What is expected
Every record should be copied exactly, except that pictures are to be omitted.

# Entries supplied start

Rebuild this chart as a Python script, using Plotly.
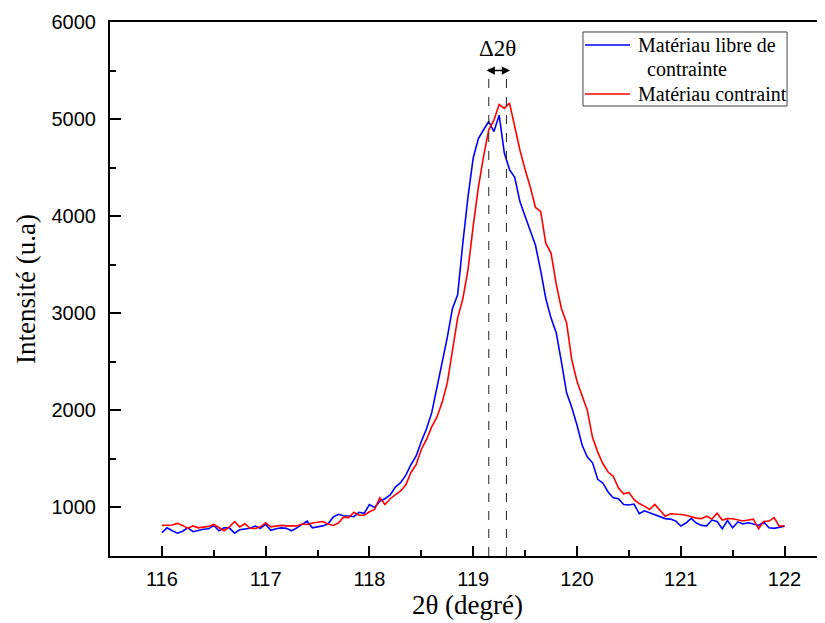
import plotly.graph_objects as go

x_vals = [round(116 + 0.05 * i, 2) for i in range(121)]

blue_vals = [
    740, 790, 760, 735, 755, 790, 750, 765, 775, 780,
    815, 760, 790, 790, 735, 770, 781, 785, 808, 785,
    825, 765, 780, 790, 785, 760, 790, 825, 859, 790,
    800, 810, 830, 900, 930, 915, 912, 905, 950, 940,
    1030, 1000, 1065, 1090, 1130, 1210, 1255, 1330, 1440, 1530,
    1680, 1810, 1974, 2230, 2500, 2750, 3050, 3190, 3724, 4200,
    4600, 4800, 4890, 4975, 4872, 5040, 4650, 4480, 4400, 4150,
    4000, 3860, 3700, 3440, 3150, 2950, 2800, 2500, 2180, 2030,
    1850, 1640, 1520, 1460, 1290, 1250, 1160, 1100, 1090, 1030,
    1025, 1035, 935, 965, 945, 918, 905, 885, 880, 860,
    808, 840, 887, 840, 815, 810, 870, 855, 780, 866,
    791, 850, 830, 843, 830, 815, 850, 790, 785, 795,
    808,
]

red_vals = [
    815, 815, 820, 836, 815, 785, 810, 790, 795, 805,
    825, 790, 760, 800, 855, 800, 832, 785, 784, 800,
    843, 800, 805, 815, 810, 808, 810, 830, 825, 840,
    850, 855, 830, 815, 840, 900, 895, 950, 920, 920,
    955, 980, 1100, 1031, 1090, 1130, 1170, 1230, 1360, 1440,
    1597, 1700, 1830, 1930, 2080, 2280, 2600, 2950, 3150, 3450,
    3900, 4300, 4615, 4890, 4990, 5150, 5110, 5164, 4924, 4680,
    4480, 4300, 4090, 4050, 3720, 3620, 3300, 3050, 2900, 2520,
    2300, 2150, 2000, 1720, 1570, 1450, 1365, 1320, 1200, 1140,
    1155, 1080, 1040, 1014, 979, 1031, 970, 910, 935, 935,
    928, 920, 905, 890, 885, 910, 880, 940, 870, 885,
    884, 875, 860, 870, 880, 781, 855, 860, 895, 805,
    815,
]

series_names = ["Matériau libre de", "contrainte", "Matériau contraint"]
series_colors = ["#0000FF", "#FF0000"]

peak_positions = [119.15, 119.32]
arrow_ends = [119.115, 119.355]
delta_label = "Δ2θ"
x_title = "2θ (degré)"
y_title = "Intensité (u.a)"

fig = go.Figure()
for vals, name, col in zip([blue_vals, red_vals],
                           [series_names[0] + " " + series_names[1], series_names[2]],
                           series_colors):
    fig.add_trace(go.Scatter(x=x_vals, y=vals, mode="lines", name=name,
                             line=dict(color=col, width=1.6), showlegend=False))

for p in peak_positions:
    fig.add_shape(type="line", x0=p, x1=p, y0=500, y1=5520, xref="x", yref="y",
                  line=dict(color="#222222", width=1, dash="dash"))

fig.add_annotation(x=arrow_ends[1], y=5500, ax=arrow_ends[0], ay=5500,
                   xref="x", yref="y", axref="x", ayref="y", text="",
                   showarrow=True, arrowhead=2, arrowside="end+start",
                   arrowsize=1.1, arrowwidth=1.5, arrowcolor="black", standoff=0, startstandoff=0)
fig.add_annotation(x=sum(peak_positions) / 2, y=5730, xref="x", yref="y", text=delta_label,
                   showarrow=False, font=dict(family="Liberation Serif", size=23, color="black"))

# manual legend (paper coordinates)
leg_font = dict(family="Liberation Serif", size=20, color="black")
fig.add_shape(type="rect", xref="paper", yref="paper", x0=0.6615, x1=0.9469, y0=0.8427, y1=0.9813,
              line=dict(color="#444444", width=1), fillcolor="white", layer="above")
fig.add_shape(type="line", xref="paper", yref="paper", x0=0.6643, x1=0.7273, y0=0.9569, y1=0.9569,
              line=dict(color=series_colors[0], width=1.6), layer="above")
fig.add_shape(type="line", xref="paper", yref="paper", x0=0.6643, x1=0.7273, y0=0.8652, y1=0.8652,
              line=dict(color=series_colors[1], width=1.6), layer="above")
fig.add_annotation(xref="paper", yref="paper", x=0.7357, y=0.9569, xanchor="left", yanchor="middle",
                   text=series_names[0], showarrow=False, font=leg_font)
fig.add_annotation(xref="paper", yref="paper", x=0.7483, y=0.9120, xanchor="left", yanchor="middle",
                   text=series_names[1], showarrow=False, font=leg_font)
fig.add_annotation(xref="paper", yref="paper", x=0.7357, y=0.8652, xanchor="left", yanchor="middle",
                   text=series_names[2], showarrow=False, font=leg_font)

axis_font = dict(family="Liberation Sans", size=20, color="black")
title_font = dict(family="Liberation Serif", size=27, color="black")

fig.update_xaxes(range=[115.5, 122.39], tickvals=[116, 117, 118, 119, 120, 121, 122],
                 ticks="inside", ticklen=10, tickwidth=2, tickcolor="black",
                 minor=dict(ticks="inside", ticklen=6, tickwidth=2, tickcolor="black", dtick=0.5, tick0=116),
                 showline=True, linewidth=2, linecolor="black", mirror=True,
                 showgrid=False, zeroline=False, tickfont=axis_font, ticklabelstandoff=4,
                 title=dict(text=x_title, font=title_font, standoff=4))
fig.update_yaxes(range=[500, 6000], tickvals=[1000, 2000, 3000, 4000, 5000, 6000],
                 ticks="inside", ticklen=11, tickwidth=2, tickcolor="black",
                 minor=dict(ticks="inside", ticklen=6, tickwidth=2, tickcolor="black", dtick=500, tick0=500),
                 showline=True, linewidth=2, linecolor="black",
                 showgrid=False, zeroline=False, tickfont=axis_font, ticklabelstandoff=8,
                 title=dict(text=y_title, font=title_font, standoff=8))

fig.update_layout(
    width=817, height=615,
    margin=dict(l=102, r=0, t=14, b=67, autoexpand=False),
    paper_bgcolor="white", plot_bgcolor="white",
    showlegend=False,
)

fig.write_html("out.html")
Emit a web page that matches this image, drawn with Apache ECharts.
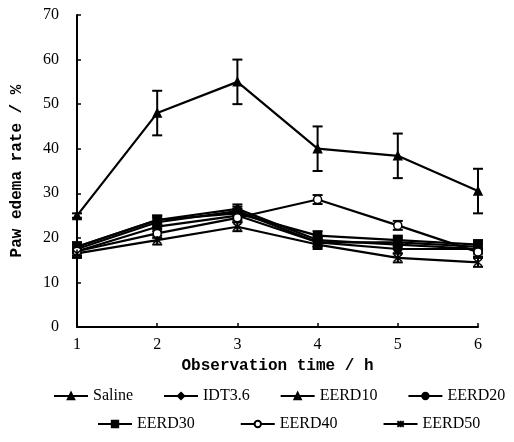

# Entries supplied end

The output
Rebuild this chart as a Python script, using Plotly.
import plotly.graph_objects as go

x_vals = [round(116 + 0.05 * i, 2) for i in range(121)]

blue_vals = [
    740, 790, 760, 735, 755, 790, 750, 765, 775, 780,
    815, 760, 790, 790, 735, 770, 781, 785, 808, 785,
    825, 765, 780, 790, 785, 760, 790, 825, 859, 790,
    800, 810, 830, 900, 930, 915, 912, 905, 950, 940,
    1030, 1000, 1065, 1090, 1130, 1210, 1255, 1330, 1440, 1530,
    1680, 1810, 1974, 2230, 2500, 2750, 3050, 3190, 3724, 4200,
    4600, 4800, 4890, 4975, 4872, 5040, 4650, 4480, 4400, 4150,
    4000, 3860, 3700, 3440, 3150, 2950, 2800, 2500, 2180, 2030,
    1850, 1640, 1520, 1460, 1290, 1250, 1160, 1100, 1090, 1030,
    1025, 1035, 935, 965, 945, 918, 905, 885, 880, 860,
    808, 840, 887, 840, 815, 810, 870, 855, 780, 866,
    791, 850, 830, 843, 830, 815, 850, 790, 785, 795,
    808,
]

red_vals = [
    815, 815, 820, 836, 815, 785, 810, 790, 795, 805,
    825, 790, 760, 800, 855, 800, 832, 785, 784, 800,
    843, 800, 805, 815, 810, 808, 810, 830, 825, 840,
    850, 855, 830, 815, 840, 900, 895, 950, 920, 920,
    955, 980, 1100, 1031, 1090, 1130, 1170, 1230, 1360, 1440,
    1597, 1700, 1830, 1930, 2080, 2280, 2600, 2950, 3150, 3450,
    3900, 4300, 4615, 4890, 4990, 5150, 5110, 5164, 4924, 4680,
    4480, 4300, 4090, 4050, 3720, 3620, 3300, 3050, 2900, 2520,
    2300, 2150, 2000, 1720, 1570, 1450, 1365, 1320, 1200, 1140,
    1155, 1080, 1040, 1014, 979, 1031, 970, 910, 935, 935,
    928, 920, 905, 890, 885, 910, 880, 940, 870, 885,
    884, 875, 860, 870, 880, 781, 855, 860, 895, 805,
    815,
]

series_names = ["Matériau libre de", "contrainte", "Matériau contraint"]
series_colors = ["#0000FF", "#FF0000"]

peak_positions = [119.15, 119.32]
arrow_ends = [119.115, 119.355]
delta_label = "Δ2θ"
x_title = "2θ (degré)"
y_title = "Intensité (u.a)"

fig = go.Figure()
for vals, name, col in zip([blue_vals, red_vals],
                           [series_names[0] + " " + series_names[1], series_names[2]],
                           series_colors):
    fig.add_trace(go.Scatter(x=x_vals, y=vals, mode="lines", name=name,
                             line=dict(color=col, width=1.6), showlegend=False))

for p in peak_positions:
    fig.add_shape(type="line", x0=p, x1=p, y0=500, y1=5520, xref="x", yref="y",
                  line=dict(color="#222222", width=1, dash="dash"))

fig.add_annotation(x=arrow_ends[1], y=5500, ax=arrow_ends[0], ay=5500,
                   xref="x", yref="y", axref="x", ayref="y", text="",
                   showarrow=True, arrowhead=2, arrowside="end+start",
                   arrowsize=1.1, arrowwidth=1.5, arrowcolor="black", standoff=0, startstandoff=0)
fig.add_annotation(x=sum(peak_positions) / 2, y=5730, xref="x", yref="y", text=delta_label,
                   showarrow=False, font=dict(family="Liberation Serif", size=23, color="black"))

# manual legend (paper coordinates)
leg_font = dict(family="Liberation Serif", size=20, color="black")
fig.add_shape(type="rect", xref="paper", yref="paper", x0=0.6615, x1=0.9469, y0=0.8427, y1=0.9813,
              line=dict(color="#444444", width=1), fillcolor="white", layer="above")
fig.add_shape(type="line", xref="paper", yref="paper", x0=0.6643, x1=0.7273, y0=0.9569, y1=0.9569,
              line=dict(color=series_colors[0], width=1.6), layer="above")
fig.add_shape(type="line", xref="paper", yref="paper", x0=0.6643, x1=0.7273, y0=0.8652, y1=0.8652,
              line=dict(color=series_colors[1], width=1.6), layer="above")
fig.add_annotation(xref="paper", yref="paper", x=0.7357, y=0.9569, xanchor="left", yanchor="middle",
                   text=series_names[0], showarrow=False, font=leg_font)
fig.add_annotation(xref="paper", yref="paper", x=0.7483, y=0.9120, xanchor="left", yanchor="middle",
                   text=series_names[1], showarrow=False, font=leg_font)
fig.add_annotation(xref="paper", yref="paper", x=0.7357, y=0.8652, xanchor="left", yanchor="middle",
                   text=series_names[2], showarrow=False, font=leg_font)

axis_font = dict(family="Liberation Sans", size=20, color="black")
title_font = dict(family="Liberation Serif", size=27, color="black")

fig.update_xaxes(range=[115.5, 122.39], tickvals=[116, 117, 118, 119, 120, 121, 122],
                 ticks="inside", ticklen=10, tickwidth=2, tickcolor="black",
                 minor=dict(ticks="inside", ticklen=6, tickwidth=2, tickcolor="black", dtick=0.5, tick0=116),
                 showline=True, linewidth=2, linecolor="black", mirror=True,
                 showgrid=False, zeroline=False, tickfont=axis_font, ticklabelstandoff=4,
                 title=dict(text=x_title, font=title_font, standoff=4))
fig.update_yaxes(range=[500, 6000], tickvals=[1000, 2000, 3000, 4000, 5000, 6000],
                 ticks="inside", ticklen=11, tickwidth=2, tickcolor="black",
                 minor=dict(ticks="inside", ticklen=6, tickwidth=2, tickcolor="black", dtick=500, tick0=500),
                 showline=True, linewidth=2, linecolor="black",
                 showgrid=False, zeroline=False, tickfont=axis_font, ticklabelstandoff=8,
                 title=dict(text=y_title, font=title_font, standoff=8))

fig.update_layout(
    width=817, height=615,
    margin=dict(l=102, r=0, t=14, b=67, autoexpand=False),
    paper_bgcolor="white", plot_bgcolor="white",
    showlegend=False,
)

fig.write_html("out.html")
Emit a web page that matches this image, drawn with Apache ECharts.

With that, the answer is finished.